= Pilar Barbosa Education Program =

The Pilar Barbosa Education Program is a program in Puerto Rico created as a means to provide professional development training opportunities for public school practitioners and educators in that city. The program serves as a catalyst for long term educational realignment using the graduates as agents of sustainable reform in the public school system.

==The program==

On July 27, 1997, the Senate of Puerto Rico approved law #53, authored by Sen. Kenneth McClintock, a Barbosa protégé, which created "The Pilar Barbosa Program of Educational Interns". The program was later renamed "The Pilar Barbosa Educational Internship Program."

Program participants are K-12 public school teachers and administrators from Puerto Rico. Every summer, 25 participants go to Washington, D.C. to take part in a myriad of activities including workshops, tours, lectures and group assignments that focus on U.S. education trends and policies in the context of Puerto Rico, integration of technology in the curriculum, innovative curriculum design, and educational leadership.

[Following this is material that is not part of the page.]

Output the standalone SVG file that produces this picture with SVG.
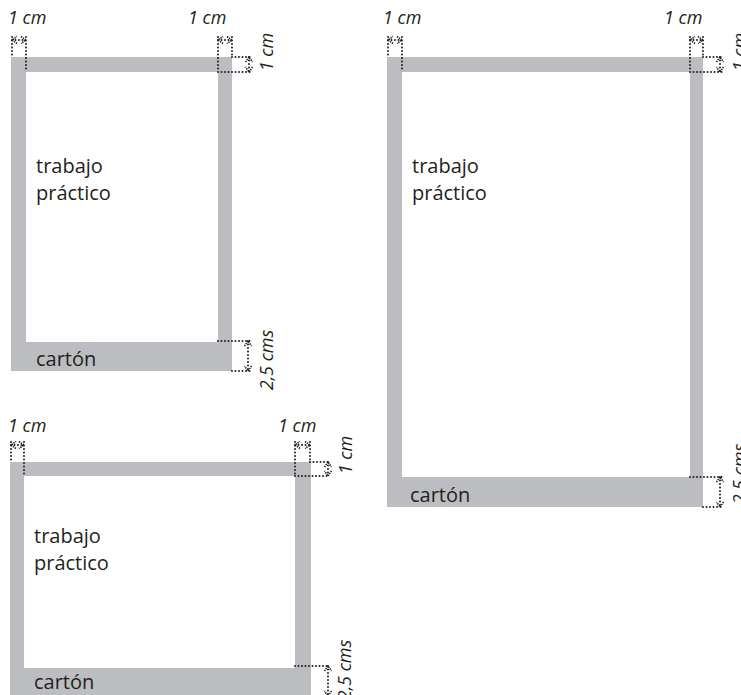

Close to 300 public school educators have participated in the program since its inception. The Washington Center for Internships and Academic Seminars successfully administered the Pilar Barbosa Education Internship Program in Washington, D.C. the summers of 1998, 1999, 2000, 2002, 2003, 2005–2009. The Washington Center provides an integrated academic and work experience to prepare participants for lives of leadership, professional achievement, and civic engagement.

==Goals and themes==
The Pilar Barbosa Internship Program is designed within the context of four basic themes: Leadership in Education, Federal Education Policies in the Context of Puerto Rico, 21st Century Teaching and Integration of Technology in the Classroom.

Leadership in education allows participants to look into education trends and how they may impact K-12 education in Puerto Rico. Federal education policies in the context of Puerto Rico focuses primarily on No Child Left Behind and other federal education issues. 21st century teaching looks particularly into various models on innovative teaching in math and science, and strategies for curriculum integration. Finally, models for utilizing technology in the classroom demonstrate practical uses of multimedia in K-12 teaching.

The Pilar Barbosa Education Internship Program delivers on these themes using a series of seminars, orientations, panels, workshops and visits to educational facilities, through which participants broaden their perspectives about innovating education in Puerto Rico.